There are things we never forget. Some are generational: where you were when you heard President John F. Kennedy had been shot; when we first walked on the moon or what you were doing when the World Trade Center was attacked?
Other experiences, and to each his own, are more personal: where I was the first time I saw the woman I was to marry or what I was doing when our first-born told us he'd gotten hired for his first full-time job or our daughter told us she'd been accepted into college.
Life is millions of interconnected moments, each one linking and leading to the next from the previous, and each of our lives is what we do within those moments, both together and alone.
Those hot dogs and burgers aren't going to grill themselves.
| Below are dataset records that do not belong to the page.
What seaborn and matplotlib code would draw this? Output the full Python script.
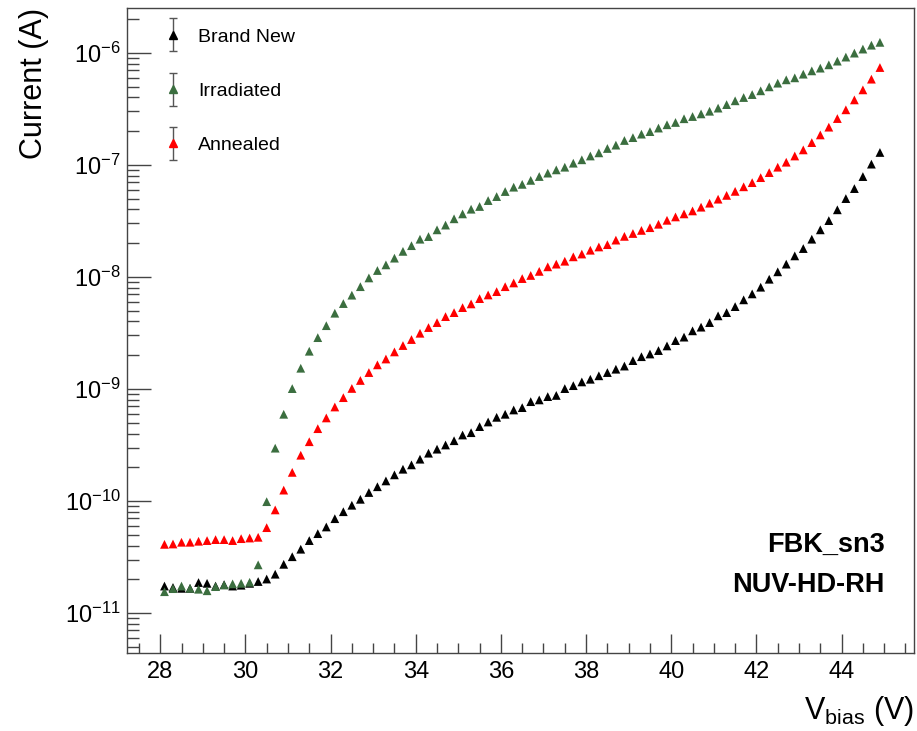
import numpy as np
import pandas as pd
import matplotlib
matplotlib.use("Agg")
import matplotlib.pyplot as plt
import seaborn as sns
from matplotlib.legend_handler import HandlerErrorbar
from matplotlib.ticker import LogLocator, NullFormatter, FixedLocator, LogFormatterSciNotation

# ---------------- data ----------------
vbias = [28.1, 28.3, 28.5, 28.7, 28.9, 29.1, 29.3, 29.5, 29.7, 29.9,
         30.1, 30.3, 30.5, 30.7, 30.9, 31.1, 31.3, 31.5, 31.7, 31.9,
         32.1, 32.3, 32.5, 32.7, 32.9, 33.1, 33.3, 33.5, 33.7, 33.9,
         34.1, 34.3, 34.5, 34.7, 34.9, 35.1, 35.3, 35.5, 35.7, 35.9,
         36.1, 36.3, 36.5, 36.7, 36.9, 37.1, 37.3, 37.5, 37.7, 37.9,
         38.1, 38.3, 38.5, 38.7, 38.9, 39.1, 39.3, 39.5, 39.7, 39.9,
         40.1, 40.3, 40.5, 40.7, 40.9, 41.1, 41.3, 41.5, 41.7, 41.9,
         42.1, 42.3, 42.5, 42.7, 42.9, 43.1, 43.3, 43.5, 43.7, 43.9,
         44.1, 44.3, 44.5, 44.7, 44.9]

brand_new = [1.74e-11, 1.69e-11, 1.66e-11, 1.66e-11, 1.87e-11, 1.84e-11, 1.74e-11, 1.79e-11, 1.74e-11, 1.77e-11,
             1.84e-11, 1.91e-11, 2.01e-11, 2.22e-11, 2.72e-11, 3.18e-11, 3.71e-11, 4.43e-11, 5.11e-11, 5.86e-11,
             6.95e-11, 8.02e-11, 9.16e-11, 1.035e-10, 1.19e-10, 1.34e-10, 1.51e-10, 1.71e-10, 1.92e-10, 2.10e-10,
             2.36e-10, 2.67e-10, 2.90e-10, 3.16e-10, 3.45e-10, 3.88e-10, 4.07e-10, 4.61e-10, 5.07e-10, 5.58e-10,
             5.94e-10, 6.49e-10, 6.81e-10, 7.70e-10, 7.98e-10, 8.54e-10, 8.75e-10, 1.007e-9, 1.07e-9, 1.155e-9,
             1.22e-9, 1.31e-9, 1.40e-9, 1.50e-9, 1.60e-9, 1.79e-9, 1.94e-9, 2.05e-9, 2.20e-9, 2.42e-9,
             2.70e-9, 2.90e-9, 3.30e-9, 3.56e-9, 3.91e-9, 4.49e-9, 4.80e-9, 5.43e-9, 6.24e-9, 7.05e-9,
             8.09e-9, 9.53e-9, 1.11e-8, 1.30e-8, 1.54e-8, 1.79e-8, 2.17e-8, 2.63e-8, 3.18e-8, 3.97e-8,
             5.00e-8, 6.14e-8, 7.86e-8, 1.015e-7, 1.29e-7]

irradiated = [1.55e-11, 1.65e-11, 1.74e-11, 1.66e-11, 1.63e-11, 1.58e-11, 1.72e-11, 1.78e-11, 1.82e-11, 1.84e-11,
              1.88e-11, 2.69e-11, 9.86e-11, 2.96e-10, 5.94e-10, 1.007e-9, 1.53e-9, 2.17e-9, 2.87e-9, 3.67e-9,
              4.74e-9, 5.78e-9, 6.87e-9, 8.18e-9, 9.79e-9, 1.14e-8, 1.28e-8, 1.47e-8, 1.69e-8, 1.90e-8,
              2.17e-8, 2.29e-8, 2.63e-8, 2.90e-8, 3.30e-8, 3.65e-8, 4.02e-8, 4.25e-8, 4.80e-8, 5.21e-8,
              5.78e-8, 6.32e-8, 6.70e-8, 7.27e-8, 7.87e-8, 8.44e-8, 9.02e-8, 9.53e-8, 1.035e-7, 1.11e-7,
              1.20e-7, 1.28e-7, 1.40e-7, 1.50e-7, 1.65e-7, 1.75e-7, 1.88e-7, 1.98e-7, 2.13e-7, 2.28e-7,
              2.39e-7, 2.58e-7, 2.70e-7, 2.85e-7, 3.01e-7, 3.21e-7, 3.45e-7, 3.73e-7, 3.99e-7, 4.24e-7,
              4.58e-7, 4.97e-7, 5.36e-7, 5.74e-7, 5.98e-7, 6.45e-7, 6.90e-7, 7.30e-7, 7.81e-7, 8.43e-7,
              9.16e-7, 9.94e-7, 1.08e-6, 1.17e-6, 1.24e-6]

annealed = [4.10e-11, 4.13e-11, 4.28e-11, 4.28e-11, 4.37e-11, 4.43e-11, 4.52e-11, 4.52e-11, 4.43e-11, 4.61e-11,
            4.67e-11, 4.74e-11, 5.78e-11, 8.32e-11, 1.25e-10, 1.80e-10, 2.56e-10, 3.38e-10, 4.42e-10, 5.51e-10,
            6.90e-10, 8.36e-10, 1.01e-9, 1.19e-9, 1.40e-9, 1.64e-9, 1.85e-9, 2.14e-9, 2.44e-9, 2.76e-9,
            3.14e-9, 3.53e-9, 3.91e-9, 4.42e-9, 4.80e-9, 5.32e-9, 5.74e-9, 6.40e-9, 6.90e-9, 7.39e-9,
            8.18e-9, 8.83e-9, 9.66e-9, 1.03e-8, 1.12e-8, 1.23e-8, 1.30e-8, 1.38e-8, 1.51e-8, 1.60e-8,
            1.73e-8, 1.85e-8, 1.94e-8, 2.13e-8, 2.30e-8, 2.44e-8, 2.60e-8, 2.75e-8, 2.95e-8, 3.20e-8,
            3.43e-8, 3.65e-8, 3.88e-8, 4.19e-8, 4.55e-8, 4.94e-8, 5.34e-8, 5.80e-8, 6.37e-8, 6.94e-8,
            7.69e-8, 8.53e-8, 9.53e-8, 1.056e-7, 1.20e-7, 1.36e-7, 1.58e-7, 1.85e-7, 2.17e-7, 2.59e-7,
            3.10e-7, 3.80e-7, 4.67e-7, 5.82e-7, 7.39e-7]

series_names = ["Brand New", "Irradiated", "Annealed"]
series_colors = {"Brand New": "#000000", "Irradiated": "#3b6e3f", "Annealed": "#ff0000"}
x_ticks = [28, 30, 32, 34, 36, 38, 40, 42, 44]
y_ticks = [1e-11, 1e-10, 1e-9, 1e-8, 1e-7, 1e-6]
annot_lines = ["FBK_sn3", "NUV-HD-RH"]

df = pd.concat([
    pd.DataFrame({"V": vbias, "I": brand_new, "Sample": "Brand New"}),
    pd.DataFrame({"V": vbias, "I": irradiated, "Sample": "Irradiated"}),
    pd.DataFrame({"V": vbias, "I": annealed, "Sample": "Annealed"}),
], ignore_index=True)

# ---------------- style ----------------
sns.set_style("ticks")
plt.rcParams["font.family"] = ["Liberation Sans", "DejaVu Sans"]
plt.rcParams["mathtext.fontset"] = "custom"
plt.rcParams["mathtext.rm"] = "Liberation Sans"
plt.rcParams["mathtext.it"] = "Liberation Sans:italic"
plt.rcParams["mathtext.bf"] = "Liberation Sans:bold"
plt.rcParams["text.color"] = "black"
plt.rcParams["axes.labelcolor"] = "black"
plt.rcParams["xtick.color"] = "black"
plt.rcParams["ytick.color"] = "black"

fig = plt.figure(figsize=(9.17, 7.31), dpi=100)
ax = fig.add_axes([127 / 917, 78 / 731, 787 / 917, 645 / 731])

sns.scatterplot(data=df, x="V", y="I", hue="Sample", hue_order=series_names,
                palette=series_colors, marker="^", s=40, linewidth=0,
                legend=False, ax=ax, zorder=3)

ax.set_yscale("log")
ax.set_xlim(27.22, 45.7)
ax.set_ylim(10 ** -11.357, 10 ** -5.60)

ax.set_xticks(x_ticks)
ax.set_xticklabels([str(t) for t in x_ticks])
ax.set_xticks(np.arange(27.5, 45.6, 0.5), minor=True)
ax.yaxis.set_major_locator(FixedLocator(y_ticks))
ax.yaxis.set_major_formatter(LogFormatterSciNotation())
ax.yaxis.set_minor_locator(LogLocator(base=10, subs=np.arange(2, 10), numticks=20))
ax.yaxis.set_minor_formatter(NullFormatter())

for side in ["left", "bottom", "top", "right"]:
    ax.spines[side].set_color("#444444")
    ax.spines[side].set_linewidth(1.0)

ax.tick_params(axis="both", which="both", direction="in", color="#444444",
               labelcolor="black", top=False, right=False, width=1.0)
ax.tick_params(axis="x", which="major", length=13.5, labelsize=17, pad=6)
ax.tick_params(axis="x", which="minor", length=7)
ax.tick_params(axis="y", which="major", length=17, labelsize=17, pad=4.5)
ax.tick_params(axis="y", which="minor", length=8.5)

ax.set_xlabel(r"V$_{\mathregular{bias}}$ (V)", fontsize=22, loc="right", color="black")
ax.xaxis.set_label_coords(1.0, -0.063)
ax.xaxis.label.set_verticalalignment("top")
ax.set_ylabel("Current (A)", fontsize=22, loc="top", color="black")
ax.yaxis.set_label_coords(-0.099, 1.0)

# legend with error-bar style entries
handles = []
for name in series_names:
    eb = ax.errorbar([np.nan], [np.nan], yerr=[1e-12], fmt="^",
                     color=series_colors[name], ecolor="#555555", elinewidth=1.0,
                     capsize=3, capthick=1.0, markersize=6, label=name)
    handles.append(eb)
leg = ax.legend(handles=handles, labels=series_names, loc="upper left",
                bbox_to_anchor=(0.0233, 0.996), frameon=False, fontsize=14,
                handlelength=1.0, handletextpad=0.8, labelspacing=1.88,
                handler_map={type(handles[0]): HandlerErrorbar(yerr_size=0.85)})
for t in leg.get_texts():
    t.set_color("black")

# annotation text
fig.text(885 / 917, (731 - 552.3) / 731, annot_lines[0], ha="right", va="baseline",
         fontsize=19.5, fontweight="bold", color="black")
fig.text(885 / 917, (731 - 591.5) / 731, annot_lines[1], ha="right", va="baseline",
         fontsize=19.5, fontweight="bold", color="black")

fig.savefig("out.png", dpi=100)
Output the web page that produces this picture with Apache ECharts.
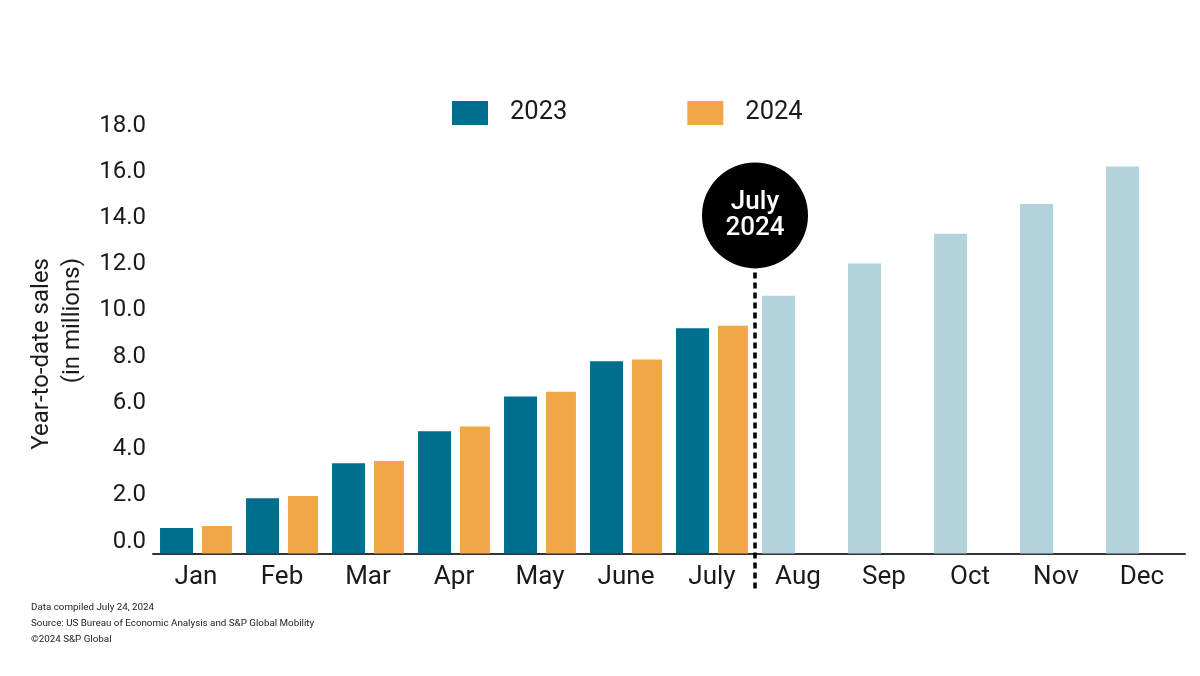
<!DOCTYPE html>
<html><head><meta charset="utf-8">
<script src="https://cdn.jsdelivr.net/npm/echarts@6/dist/echarts.min.js"></script>
<style>html,body{margin:0;padding:0;background:#fff}#c{width:1200px;height:676px}</style>
</head><body><div id="c"></div>
<script>
const months = ['Jan','Feb','Mar','Apr','May','June','July','Aug','Sep','Oct','Nov','Dec'];
const sales2023 = [1.10, 2.39, 3.90, 5.29, 6.79, 8.32, 9.75];
const sales2024 = [1.19, 2.49, 4.00, 5.49, 7.00, 8.39, 9.85];
const projected2023 = [11.15, 12.55, 13.83, 15.12, 16.75];
const yMin = 0, yMax = 18, yStep = 2;
const yTitle = 'Year-to-date sales\n(in millions)';
const markerText = 'July\n2024';
const markerValue = 14.63;
const footnotes = ['Data compiled July 24, 2024', 'Source: US Bureau of Economic Analysis and S&P Global Mobility', '\u00A92024 S&P Global'];

const C2023 = '#006e8e', C2024 = '#f2a747', CPROJ = '#b2d3dc';
const FONT = 'Roboto';

const data2023 = sales2023.map(v => v).concat(projected2023.map(v => ({ value: v, itemStyle: { color: CPROJ } })));

const chart = echarts.init(document.getElementById('c'), null, { renderer: 'canvas' });
chart.setOption({
  animation: false,
  textStyle: { fontFamily: FONT },
  grid: { left: 153, right: 15, top: 137.5, bottom: 122.5 },
  legend: {
    left: 452, top: 100, padding: 0, itemWidth: 36, itemHeight: 24, itemGap: 120,
    icon: 'rect',
    textStyle: { fontFamily: FONT, fontSize: 25.5, color: '#1a1a1a', padding: [0, 0, 0, 17] },
    data: ['2023', '2024']
  },
  xAxis: {
    type: 'category', data: months,
    axisLine: { lineStyle: { color: '#333', width: 2 } },
    axisTick: { alignWithLabel: true, length: 6, lineStyle: { color: '#333', width: 1.5 } },
    axisLabel: { fontFamily: FONT, fontSize: 26, color: '#1a1a1a', margin: 11 }
  },
  yAxis: {
    type: 'value', min: yMin, max: yMax, interval: yStep,
    axisLine: { show: false }, axisTick: { show: false }, splitLine: { show: false },
    axisLabel: { fontFamily: FONT, fontSize: 24, color: '#1a1a1a', margin: 7, verticalAlign: 'bottom', lineHeight: 24,
      formatter: v => v.toFixed(1) }
  },
  series: [
    { name: '2023', type: 'bar', data: data2023, barWidth: 33, barGap: '27%', itemStyle: { color: C2023 } },
    { name: '2024', type: 'bar', data: sales2024, barWidth: 30, barGap: '27%', itemStyle: { color: C2024 } }
  ]
});

const xb = (chart.convertToPixel({ xAxisIndex: 0 }, 'July') + chart.convertToPixel({ xAxisIndex: 0 }, 'Aug')) / 2;
const yc = chart.convertToPixel({ yAxisIndex: 0 }, markerValue);
const y0 = chart.convertToPixel({ yAxisIndex: 0 }, 0);
const R = 53;

chart.setOption({
  graphic: [
    { type: 'line', z: 10, shape: { x1: xb, y1: yc + R + 4, x2: xb, y2: y0 + 36 },
      style: { stroke: '#000', lineWidth: 3.5, lineDash: [6, 4] } },
    { type: 'circle', z: 11, shape: { cx: xb, cy: yc, r: R }, style: { fill: '#000' } },
    { type: 'text', z: 12, x: xb, y: yc,
      style: { text: markerText, fill: '#fff', font: '500 26px ' + FONT, lineHeight: 26.5, align: 'center', verticalAlign: 'middle' } },
    { type: 'text', x: 57, y: 258, rotation: Math.PI / 2,
      style: { text: yTitle, fill: '#1a1a1a', font: '24px ' + FONT, lineHeight: 31, align: 'right', verticalAlign: 'middle' } },
    ...footnotes.map((t, i) => ({ type: 'text', x: 31, y: 608 + i * 16,
      style: { text: t, fill: '#222', font: '9.8px ' + FONT, align: 'left', verticalAlign: 'middle' } }))
  ]
});
</script></body></html>
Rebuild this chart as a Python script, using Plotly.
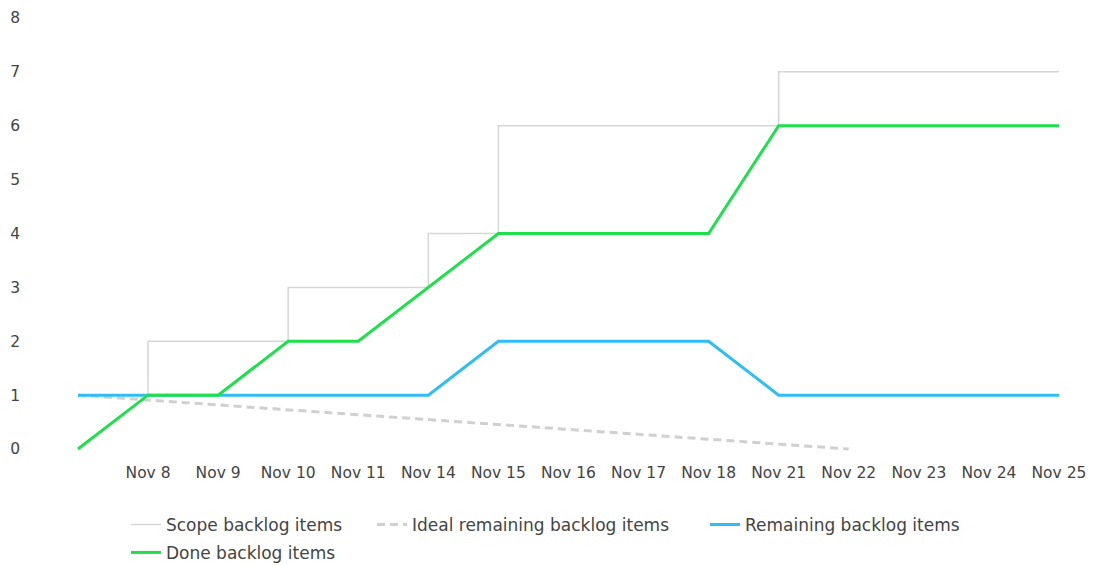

And those BOGO sales at the strip malls will not last forever and what about the Indy 500? Yeah, everyone's a winner when we make things into three-day holiday weekends. Sure, we lose sight eventually of what the holiday is about (some of us get Memorial Day and Veterans Day mixed up), but that's got as much to do with the rate and pace of change in our lives and society as well as our inability to maintain our focus long enough to complete a thought.
Reinterred Norwich soldiers (nine of fifteen who died) from Andersonville Prison Camp at the Yantic Cemetery, Norwich, Connecticut |
Previous generations used to observe, not celebrate, Memorial Day, by visiting the graves of relatives and friends who'd died in uniform and placing flowers and little American flags. I saw someone the other day at the Yantic Cemetery in Norwich, on Lafayette Street behind Backus Hospital, driving his Audi on the walking path between the grave markers while talking on his cell phone. Classy, real classy. And the sports radio on? Nice touch.
Between now and eight o'clock tomorrow night (DST), when you tune into the PBS Memorial Day Concert, try to check the event's website the PBS folks have created. Every time I go there, I learn at least one new 'something' and I visit there a lot.
There's speeching by a lot of folks who never served a day in uniform (sorry. My eight years in the Air Force makes me cranky sometimes at people who think because they are entitled to their opinion, I, too, should be entitled to it also) with small children scampering between the rows of metal folding chairs that the organizers so meticulously arranged.